Gone are the days when President Chavez had the political control of all institutions by the hand of the greater economic prosperity of the country. If in that golden age he was unable to make structural changes and increase significantly, away from his
myth mania propaganda, the quality of living of the population; the real change looks much farther now when the fireworks of their own revolutionary movement is deflated, when he have to share spaces of local power with his opponents and when the diminished oil revenues will not allow him, as it use to, to have a large capacity of maneuver and the establishment of strong patronage networks within and outside the country.
Moreover, if all statements about the culture of the Venezuelan people are true, his high-motivation to work in the short term and his reluctance of the sustained efforts over the time; one might argue that the entire popular energy of early years has squandered and perverted within time, and that, as the campaign for constitutional amendment suggests, the State needs to invest more money in the mobilization of their support bases.

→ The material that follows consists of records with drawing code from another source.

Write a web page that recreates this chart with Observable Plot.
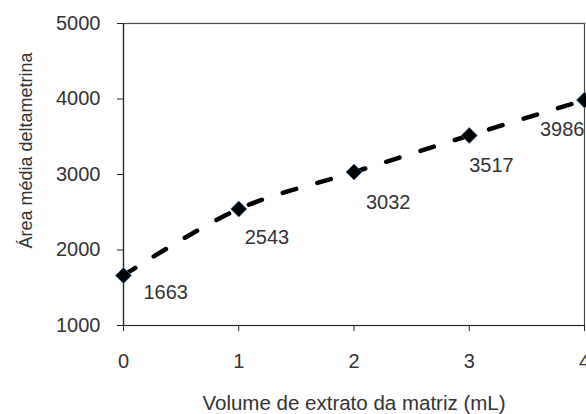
<!DOCTYPE html>
<html>
<head>
<meta charset="utf-8">
<script src="https://cdn.jsdelivr.net/npm/d3@7"></script>
<script src="https://cdn.jsdelivr.net/npm/@observablehq/plot@0.6"></script>
<style>
  html, body { margin: 0; padding: 0; background: #fff; overflow: hidden; }
  #chart svg { display: block; font-family: "Liberation Sans", Arial, sans-serif; }
</style>
</head>
<body>
<div id="chart"></div>
<script>
const volume = [0, 1, 2, 3, 4];
const area = [1663, 2543, 3032, 3517, 3986];
const xTicks = [0, 1, 2, 3, 4];
const yTicks = [1000, 2000, 3000, 4000, 5000];
const xTitle = "Volume de extrato da matriz (mL)";
const yTitle = "Área média deltametrina";

const data = volume.map((v, i) => ({x: v, y: area[i], label: String(area[i])}));

const labelStyle = {x: "x", y: "y", text: "label", fontSize: 20, fill: "#333", lineAnchor: "middle"};

const chart = Plot.plot({
  width: 586,
  height: 414,
  marginLeft: 123,
  marginRight: 2,
  marginTop: 23,
  marginBottom: 89,
  style: {fontFamily: "Liberation Sans, Arial, sans-serif", fontSize: "20px", color: "#333", overflow: "visible"},
  x: {domain: [0, 4], label: null},
  y: {domain: [1000, 5000], label: null},
  marks: [
    Plot.frame({stroke: "#4a4a4a", strokeWidth: 1.2}),
    Plot.ruleX([0], {stroke: "#222", strokeWidth: 1.2}),
    Plot.ruleY([1000], {stroke: "#222", strokeWidth: 1.2}),
    Plot.line(data, {x: "x", y: "y", curve: "catmull-rom", stroke: "#000", strokeWidth: 4.5,
      strokeDasharray: "14,22", strokeLinecap: "round"}),
    Plot.dot(data, {x: "x", y: "y", symbol: "diamond2", r: 7.2, fill: "#000", stroke: "#3a6ea5", strokeWidth: 0.8}),
    Plot.text(data.filter(d => d.x === 0), {...labelStyle, textAnchor: "start", dx: 20, dy: 17}),
    Plot.text(data.filter(d => d.x === 1), {...labelStyle, textAnchor: "start", dx: 6, dy: 29}),
    Plot.text(data.filter(d => d.x === 2), {...labelStyle, textAnchor: "start", dx: 12, dy: 31}),
    Plot.text(data.filter(d => d.x === 3), {...labelStyle, textAnchor: "start", dx: 0, dy: 30}),
    Plot.text(data.filter(d => d.x === 4), {...labelStyle, textAnchor: "end", dx: 0, dy: 30}),
    Plot.axisX({ticks: xTicks, tickFormat: "d", tickSize: 6, tickPadding: 22, fontSize: 20, label: null, stroke: "#222"}),
    Plot.axisY({ticks: yTicks, tickFormat: "d", tickSize: 6, tickPadding: 17, fontSize: 20, label: null, stroke: "#222"}),
    Plot.text([xTitle], {frameAnchor: "bottom", dy: 78, fontSize: 20.5, fill: "#333", lineAnchor: "middle"}),
    Plot.text([yTitle], {frameAnchor: "left", dx: -97, dy: -24, rotate: -90, fontSize: 18, fill: "#333",
      textAnchor: "middle", lineAnchor: "middle"})
  ]
});
document.getElementById("chart").appendChild(chart);
</script>
</body>
</html>
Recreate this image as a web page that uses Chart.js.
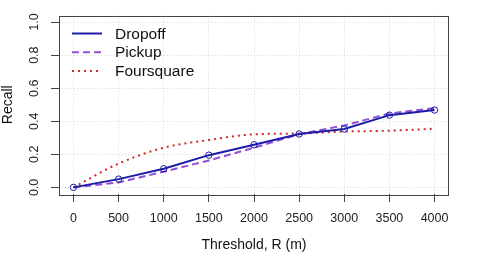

The previous economic crisis, visible in the so-called black Friday of 1983, undermined the foundations of the “take turns” pact and governance generated in 1958 after the fall of Dictator Marcos Perez Jimenez.
If any positive trends can be developed with a new recession, these are the rupture of the false social consensus and the policy of spectacle subsidized by the dance of the petrodollars. This should catalyze the autonomous and belligerent capacity of the downtrodden and oppressed of any sign in Venezuela, as well as the mobilization against all and every one of his enemies.
At least, this is the bet of the anarchists: to foster grassroots movements with horizontal solidarity independents from power and parties, and setting a shortcut alternative to the intra-bourgeois confrontation- the boliburguesía (the new bolivarian bourgeoisie in power) and the stale bourgeoisie displaced- that has marked the Venezuelan history in the last decade.